Luke 1:2
Even as they delivered them unto us, which from the beginning were eyewitnesses, and ministers of the word;
Even as they delivered them unto us,.... By whom the evangelist means, as appears from the after description of them, the twelve apostles, and seventy disciples; who handed down to others the accounts of the birth, life, and death of Christ; and according to which the above Christians proposed to write:
which from the beginning were eyewitnesses and ministers of the word; either of the Gospel, or rather of Christ himself, the eternal Word of God; for from the beginning of Christ's preaching the Gospel, or as soon as he entered upon his public ministry, he called his apostles, as Simon, Andrew, James, John, &c. and afterwards seventy disciples; who were eyewitnesses of him, of the truth of his incarnation, and of his ministry and miracles; saw, and conversed with him after his resurrection from the dead and beheld his ascension to heaven; and were ministers that were called, qualified, and sent out by him and waited on him, and served him.
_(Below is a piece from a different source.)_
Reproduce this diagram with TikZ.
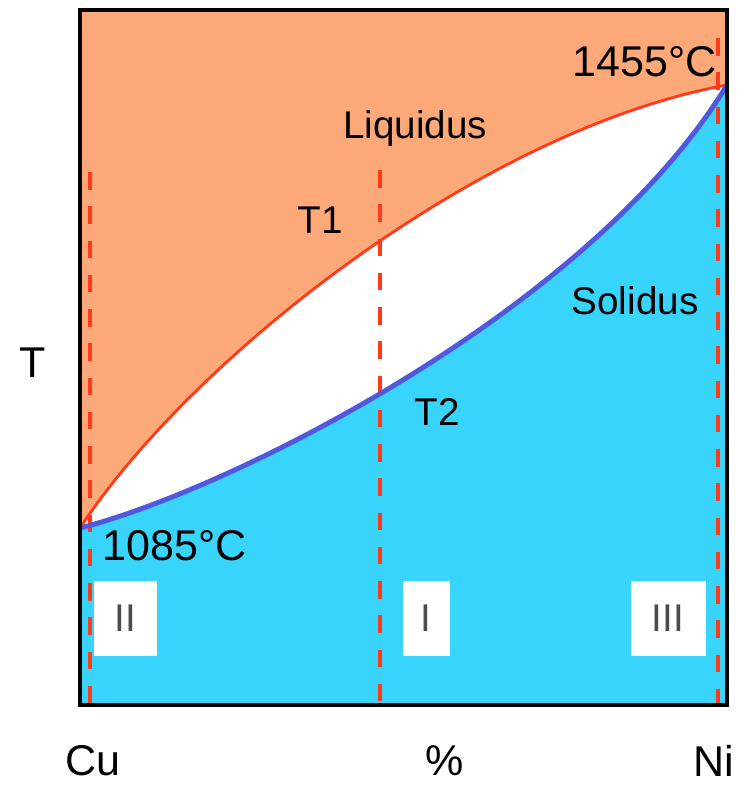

This shows, as is by some rightly observed, that Luke was not one of the seventy disciples, as some {i} have thought, and as the title of this Gospel, to the Arabic version of it, expresses; for then he would have been an eyewitness himself: nor did he take his account from the Apostle Paul; for he was not a minister of the word from the beginning, but was as one born out of due time.
{i} Epiphan. contra Haeres. l. 2. Haeres. 51. Theophylact. in Argument in Luc.